Bagi dia, jalan terjal untuk menciptakan keadilan bagi para korban dan penyintas semakin berat dengan kegagalan DPR mengesahkan RUU TPKS. Situasi ini membuat setiap orang mempertanyakan komitmen para pembuat kebijakan dalam menciptakan solusi perwujudan ruang aman dan perlindungan bagi warga negaranya.


“Tidak adanya perlindungan yang cukup dan pendampingan yang memadai bagi para korban, menggambarkan bahwa negara gagal menciptakan ruang aman bagi warga negaranya,” tutur pemilik nama lengkap Anita Hayatunnufus itu.


Angka Kekerasan Seksual 
Menurut Anita, berdasarkan catatan Sistem Informasi Online Perlindungan Perempuan dan Anak (Simfoni PPA), terjadi kenaikan kasus kekerasan pada perempuan.


“Yaitu, sebanyak 8.800 kasus didapati Kementerian PPA di 2019, lalu naik jadi 8.600 kasus pada 2020 dan 8.800 per November 2021,” ungkap putri ketiga Gus Dur ini.


Ia menambahkan, sebanyak 39 persen kasus adalah kekerasan fisik, 29,8 persen kekerasan psikis, dan 11,3 persen kekerasan seksual.


“Ini selaras dengan data Komnas Perempuan.
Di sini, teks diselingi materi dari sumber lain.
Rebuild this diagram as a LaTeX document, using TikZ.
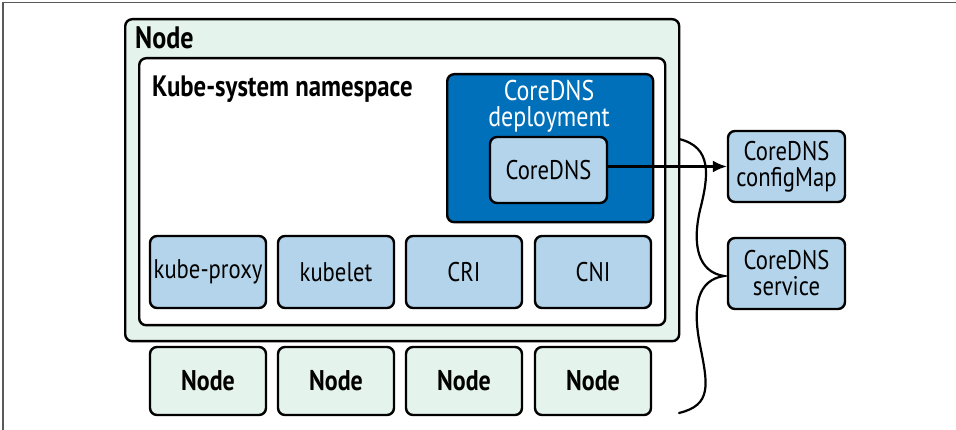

Disebutkan, ada kenaikan dua kali lipat pengaduan kekerasan seksual pada perempuan yang mereka terima sepanjang tahun ini dibanding 2020,” ungkapnya.


“Lonjakan ini menimbulkan kekhawatiran bahwa layanan pendamping yang ada saat ini tak bisa menangani semua aduan,” pungkas Anita Wahid.